- Reign: c. 835–845
- Predecessor: Vladislav
- Successor: Trpimir I
- Religion: Christianity

= Mislav, Duke of Croatia =

Mislav (Muisclavo) was a duke (knez) in Croatia from around 835 until his death around 845.

Mislav came to power at some point after Vladislav as the Duke of Dalmatian Croatia. He ruled from Klis in central Dalmatia, when he made Klis Fortress seat to his throne. Mislav was a pious ruler. He built the Church of Saint George in Putalj (on the slopes of hill Kozjak). Today's Kaštel Sućurac got its name after the village of Sv. Jure (Saint George), named after that church.

Very little is known about the rule of Mislav.
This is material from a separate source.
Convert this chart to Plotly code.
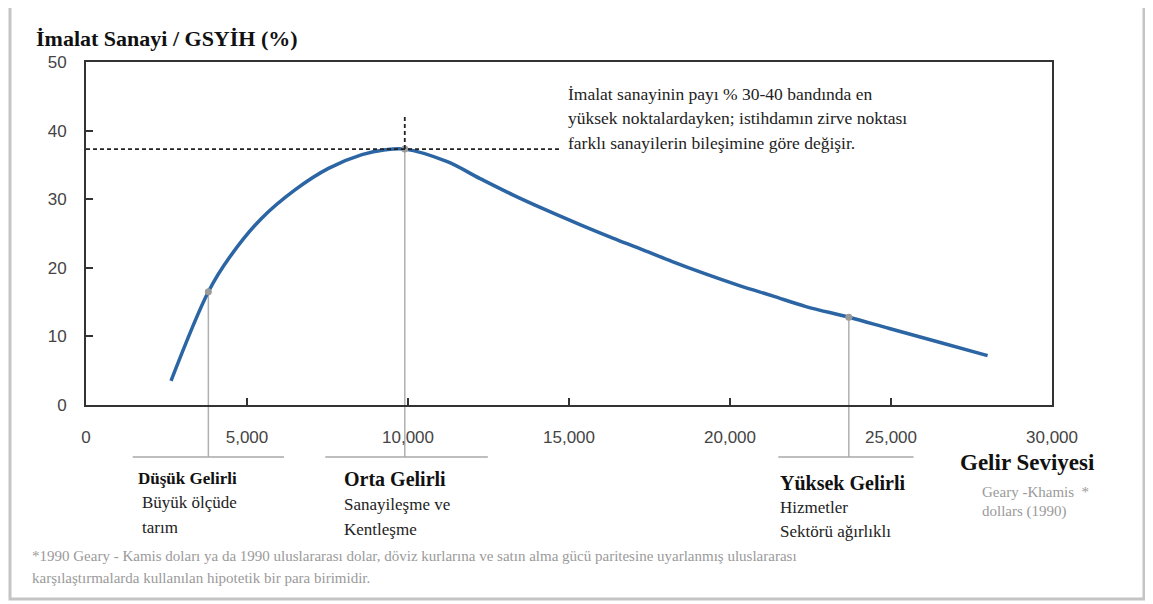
import plotly.graph_objects as go

# --- Data ---
income = [2640, 3800, 4470, 5450, 6500, 7530, 8570, 9300, 9900, 11200, 12240,
          13270, 14300, 15340, 16380, 17200, 18210, 19240, 20290, 21320, 22360,
          23690, 24950, 26500, 28000]
share = [3.5, 16.5, 21.6, 27.2, 31.4, 34.5, 36.5, 37.2, 37.3, 35.5, 33.0,
         30.6, 28.4, 26.3, 24.3, 22.8, 20.9, 19.1, 17.4, 15.9, 14.35,
         12.8, 11.15, 9.15, 7.2]

marker_x = [3800, 9900, 23690]
marker_y = [16.5, 37.3, 12.8]

peak_x, peak_y = 9900, 37.3
peak_line_end = 14700      # end of horizontal dashed line
peak_line_top = 42.3       # top of vertical dashed line

group_spans = [(1450, 6150), (7430, 12480), (21500, 25700)]

x_ticks = [0, 5000, 10000, 15000, 20000, 25000, 30000]
y_ticks = [0, 10, 20, 30, 40, 50]

# --- geometry helpers (screen pixel -> paper); page body adds an 8px offset ---
OFF = 8
L, R, T, B = 86, 1052, 62, 405
def px(x):
    return (x - L) / (R - L)
def py(y):
    return (B - y) / (B - T)

SERIF = "Liberation Serif"

fig = go.Figure()

fig.add_trace(go.Scatter(
    x=income, y=share, mode="lines",
    line=dict(color="#2b65a3", width=3.5, shape="spline", smoothing=1.0),
    hoverinfo="skip", showlegend=False,
))
fig.add_trace(go.Scatter(
    x=marker_x, y=marker_y, mode="markers",
    marker=dict(color="#9a9a9a", size=7),
    hoverinfo="skip", showlegend=False, cliponaxis=False,
))

shapes = []
# dashed peak lines
shapes.append(dict(type="line", xref="x", yref="y", x0=0, x1=peak_line_end, y0=peak_y, y1=peak_y,
                   line=dict(color="#222", width=1.8, dash="4px,3px")))
shapes.append(dict(type="line", xref="x", yref="y", x0=peak_x, x1=peak_x, y0=peak_y, y1=peak_line_top,
                   line=dict(color="#222", width=1.8, dash="4px,3px")))
# grey drop lines from markers to the group underlines
for mx, my in zip(marker_x, marker_y):
    shapes.append(dict(type="line", xref="x", yref="paper", x0=mx, x1=mx,
                       y0=py(457), y1=(my / 50), layer="below",
                       line=dict(color="#b0b0b0", width=1.5)))
for a, b in group_spans:
    shapes.append(dict(type="line", xref="x", yref="paper", x0=a, x1=b, y0=py(457), y1=py(457),
                       line=dict(color="#a8a8a8", width=1.5)))
# outer frame
shapes.append(dict(type="rect", xref="paper", yref="paper", x0=px(10), x1=px(1144), y0=py(599), y1=py(6),
                   line=dict(color="#c4c4c4", width=3)))

ann = []
def text(x, y, s, size, color="#222", bold=False):
    ann.append(dict(xref="paper", yref="paper", x=px(x), y=py(y), text=f"<b>{s}</b>" if bold else s,
                    showarrow=False, xanchor="left", yanchor="middle",
                    font=dict(family=SERIF, size=size, color=color)))

text(34, 38, "İmalat Sanayi / GSYİH (%)", 22, color="#111", bold=True)
text(566, 94, "İmalat sanayinin payı % 30-40 bandında en", 17.5)
text(566, 118, "yüksek noktalardayken; istihdamın zirve noktası", 17.5)
text(566, 143, "farklı sanayilerin bileşimine göre değişir.", 17.5)

text(136, 478, "Düşük Gelirli", 17, color="#111", bold=True)
text(140, 502, "Büyük ölçüde", 17)
text(140, 527, "tarım", 17)

text(342, 479, "Orta Gelirli", 20, color="#111", bold=True)
text(342, 504, "Sanayileşme ve", 17)
text(342, 529, "Kentleşme", 17)

text(778, 483, "Yüksek Gelirli", 20, color="#111", bold=True)
text(778, 507, "Hizmetler", 17)
text(778, 531, "Sektörü ağırlıklı", 17)

text(958, 462, "Gelir Seviyesi", 23, color="#111", bold=True)
text(980, 492, "Geary -Khamis  *", 15, color="#9a9a9a")
text(980, 512, "dollars (1990)", 15, color="#9a9a9a")

text(30, 556, "*1990 Geary - Kamis doları ya da 1990 uluslararası dolar, döviz kurlarına ve satın alma gücü "
         "paritesine uyarlanmış uluslararası", 15, color="#9a9a9a")
text(30, 578, "karşılaştırmalarda kullanılan hipotetik bir para birimidir.", 15, color="#9a9a9a")

fig.update_layout(
    width=1153, height=604,
    margin=dict(l=L - OFF, r=1153 - (R - OFF), t=T - OFF, b=604 - (B - OFF)),
    paper_bgcolor="white", plot_bgcolor="white",
    showlegend=False,
    shapes=shapes, annotations=ann,
    xaxis=dict(range=[0, 30000], tickvals=x_ticks, tickformat=",", showgrid=False, zeroline=False,
               showline=True, linecolor="#333", linewidth=2, mirror=True,
               ticks="inside", ticklen=7, tickcolor="#333", tickwidth=2,
               ticklabelstandoff=16,
               tickfont=dict(family="Liberation Sans", size=17, color="#444")),
    yaxis=dict(range=[0, 50], tickvals=y_ticks, showgrid=False, zeroline=False,
               showline=True, linecolor="#333", linewidth=2, mirror=True,
               ticks="inside", ticklen=7, tickcolor="#333", tickwidth=2,
               ticklabelstandoff=14,
               tickfont=dict(family="Liberation Sans", size=17, color="#444")),
)

fig.write_html("out.html")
He is chiefly known for signing a treaty with Pietro Tradonico, Doge of the Venetian Republic in 839, which led to the growth of Croatian sea power. Duke Mislav maintained good relations with the neighbouring coastal Cities of Byzantine Dalmatia unlike his predecessor, which also led to the growth of Croatian sea power as Mislav modelled Croatian ships in the likehood of the Neretvians and Venetians.

Mislav was succeeded by Trpimir I after his death around 845. It is not known whether Trpimir was related to him.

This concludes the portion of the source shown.